Кроме того, коль признать, что пространство вселенной конечно,
То если б кто-нибудь вдруг, разбежавшись в стремительном беге,
Крайних пределов достиг и оттуда, напрягши все силы,
Бросил с размаху копье, то, — как ты считаешь? — оно бы
Вдаль полетело, стремясь неуклонно к намеченной цели,
Или же что-нибудь там на пути бы ему помешало?
То иль другое признать придется тебе неизбежно,
Но ни одно не дает тебе выхода, и согласиться
Должен ты, что без конца распростерто пространство вселенной.
Ибо мешает ли тут что-нибудь и препятствием служит,
Не допуская копье до намеченной цели домчаться,
Или летит оно вон, — оно пущено все же не с края
Так я и дальше пойду и повсюду, где б ты ни наметил
Крайних пределов, спрошу: “Что ж с копьем, наконец, этим будет?
Выйдет лишь то, что нигде никакого конца не поставить,
И для полета всегда беспредельно продлится возможность.

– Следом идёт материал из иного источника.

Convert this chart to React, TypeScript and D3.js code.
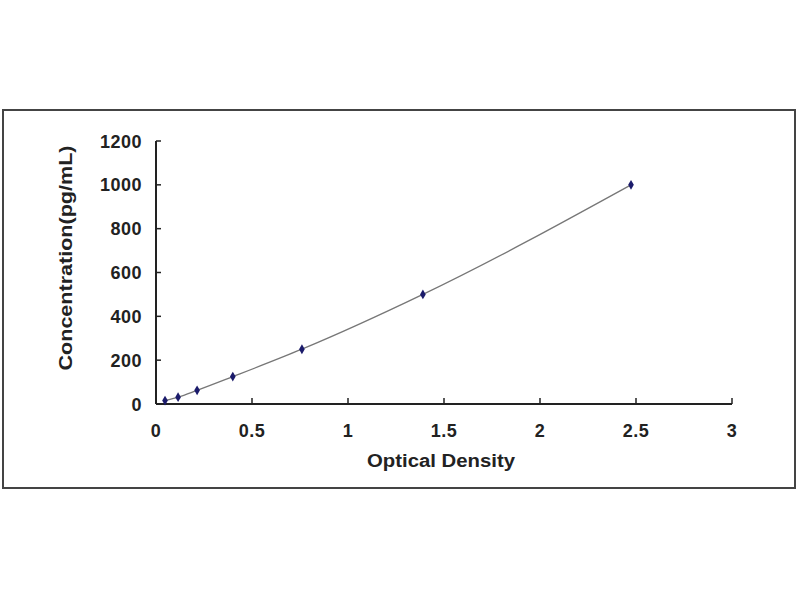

Кроме того, если всё необъятной вселенной пространство
Замкнуто было б кругом и, имея предельные грани,
Было б конечным, давно уж материя вся под давленьем
Плотных начал основных отовсюду осела бы в кучу,
И не могло бы ничто под покровом небес созидаться:
Не было б самых небес, да и солнца лучи не светили б,
Так как материя вся, оседая всё ниже и ниже
От бесконечных времен, лежала бы сбившейся в кучу.
В самом же деле, телам начал основных совершенно
Нету покоя нигде, ибо низа-то нет никакого,
Где бы, стеченья свое прекратив, они оседали.

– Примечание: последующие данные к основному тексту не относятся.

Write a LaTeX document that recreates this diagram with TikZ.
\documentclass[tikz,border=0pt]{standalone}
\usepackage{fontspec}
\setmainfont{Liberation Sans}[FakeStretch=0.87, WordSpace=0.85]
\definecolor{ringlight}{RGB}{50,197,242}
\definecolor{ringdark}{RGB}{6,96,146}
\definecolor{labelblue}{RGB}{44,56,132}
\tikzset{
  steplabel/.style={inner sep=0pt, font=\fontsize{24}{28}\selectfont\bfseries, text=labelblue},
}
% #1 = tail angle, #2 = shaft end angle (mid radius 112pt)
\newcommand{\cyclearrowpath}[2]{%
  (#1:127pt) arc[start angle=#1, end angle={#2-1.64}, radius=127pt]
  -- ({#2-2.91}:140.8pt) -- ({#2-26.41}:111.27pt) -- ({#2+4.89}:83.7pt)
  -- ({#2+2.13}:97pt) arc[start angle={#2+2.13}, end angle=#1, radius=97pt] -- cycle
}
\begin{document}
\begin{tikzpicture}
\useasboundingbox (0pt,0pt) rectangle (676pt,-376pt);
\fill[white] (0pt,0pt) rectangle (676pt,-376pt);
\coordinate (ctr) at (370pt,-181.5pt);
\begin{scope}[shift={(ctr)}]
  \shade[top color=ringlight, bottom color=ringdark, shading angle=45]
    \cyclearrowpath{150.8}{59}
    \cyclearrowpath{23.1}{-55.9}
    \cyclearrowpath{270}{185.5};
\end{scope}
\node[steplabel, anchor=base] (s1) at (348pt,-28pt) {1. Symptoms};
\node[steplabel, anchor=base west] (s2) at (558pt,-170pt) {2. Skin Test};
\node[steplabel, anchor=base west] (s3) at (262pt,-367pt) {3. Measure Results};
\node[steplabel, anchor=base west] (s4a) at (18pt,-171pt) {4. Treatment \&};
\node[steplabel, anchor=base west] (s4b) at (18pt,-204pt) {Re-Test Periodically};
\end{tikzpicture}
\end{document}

Все в постоянном движеньи всегда созидаются вещи…]iii [с.27]
Во всей мировой литературе мне не известна столь образная эстетическая интерпретация, дополняющая научное убеждение Ратцеля. Но это не картина вечного мира — и на этой бескрайней границе — отнюдь нет!
Как орган, как живое образование, подверженное исчезновению или росту, вовсе не застывшее, не линию узнаем мы границу в свете опыта — в противоположность понятию, внушаемому нам теорией, как видимостью границы между воздухом, морем, горами и отдаленными поясами растительности.
“Omne quod est igitur nulla regione viarum finitum est…” Таким образом, я смог дать, исходя из опыта, только определение (дефиницию) понятия границы как “периферического органа” — подобного коже, — жизненной формы, закрытой на ключ, “обозначенной на всем протяжении” и испытывающей напряжение, но живущей собственной полнокровной жизнью, защитного покрова, состоящего из жизненных форм, наполненных единой жизненной волей. Конечно, границу можно рассматривать и как замкнутость жизненного пространства в противовес другим пространствам, но лишь в той степени, когда она именно в результате разрушения очень многих заимствованных у природы границ одновременно отделяет родственные проявления жизни от других и как таковая становится более прочным рубежом.
Осознавая, без дополнительных рассуждений, двумерность таких образований, мы должны также признавать высотные и глубинные границы в пограничном организме биосферы. Это убедительно, даже если бы у нас не было в качестве практического доказательства великолепного, образцового исследования Ф. Ратцеля “Hohengrenzen und Hohengurtel” (“высотные границы и высотные пояса”). В этом труде содержатся данные о том, что граница животного мира, к примеру, простирается от 6000 м ниже уровня моря до 8000 м (высота полета) по сравнению с 400 и 6000 м границы растительного мира, так что границы животного мира по вертикали вдвое больше, чем таковые у растительного.
Но это фактически необходимая — как при естественной границе, так и при культурно-географическом и политическом, а также хозяйственном понимании ее — высокая степень постижения наблюдений эмпирического происхождения, равно как и философского углубления, если мы хотим понять переменчивую природу границы и воссоздать для каждой жизненной формы “совокупность” ее внешнего покрова (Haut) во всем ее значении. И такой подход необходим, чтобы прежде всего научиться различать между всегда опережаемой жизнью статикой границы и ее преобладающей в реальной жизни динамикой.
При таком рассмотрении нам раскрывается относительность границы! Ведь ее понятие возникает в постоянной борьбе, [с.28] которая разделяет ищущих категорический императив и неопределенные рубежи скрытой жизни, отягченной борьбой за существование в становящемся все более тесным пространстве.